In einem Fernsehinterview erklärte Staatspräsident Erdoğan, dass bis zum Jahreswechsel das Zinsniveau auf weniger als 10 Prozent gesenkt werden soll. Er begründet dies mit Investitionen – das Nötigste, was ein Investor brauche, seien niedrige Kreditzinsen.

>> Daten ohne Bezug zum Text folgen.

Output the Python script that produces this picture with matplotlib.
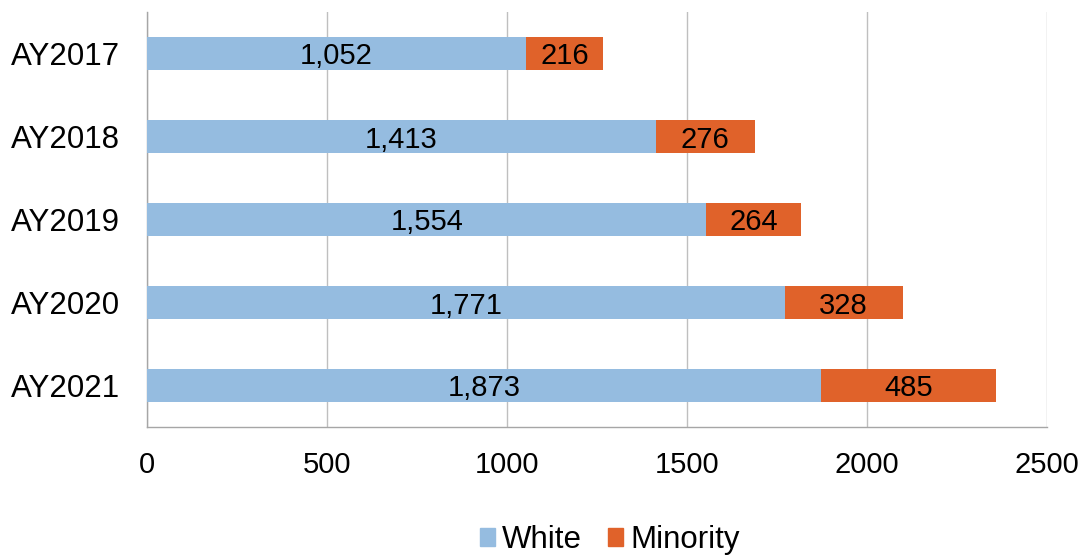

Weitere Zinssenkungen werden den Druck auf die Türkische Lira verstärken. Zudem halten die Beschwerden der Unternehmen an, dass Banken sehr zögerlich bei der Kreditvergabe seien. In einem Beitrag für die Wirtschaftszeitung Dünya führt der Kolumnist Fatih Özatay dazu aus, dass es nicht so sehr die Kosten sind, die die Banken von einer Kreditvergabe abhalten. Vielmehr sind es die Risiken angesichts einer Finanzpolitik, die jederzeit eine neue Turbulenz auslösen kann. Ebenfalls in der Dünya setzt sich der Kolumnist Alaattin Aktaş mit der Inflationsentwicklung auseinander. Kommt es nicht zu einer Devisenturbulenz, werden die hohen Anstiegsraten im Dezember 2021 und Januar 2021 zu einem Inflationsrückgang führen. Doch abhängig von den Devisenkursen und den Ölpreisen könnte dieser Effekt geringer ausfallen, als erwartet.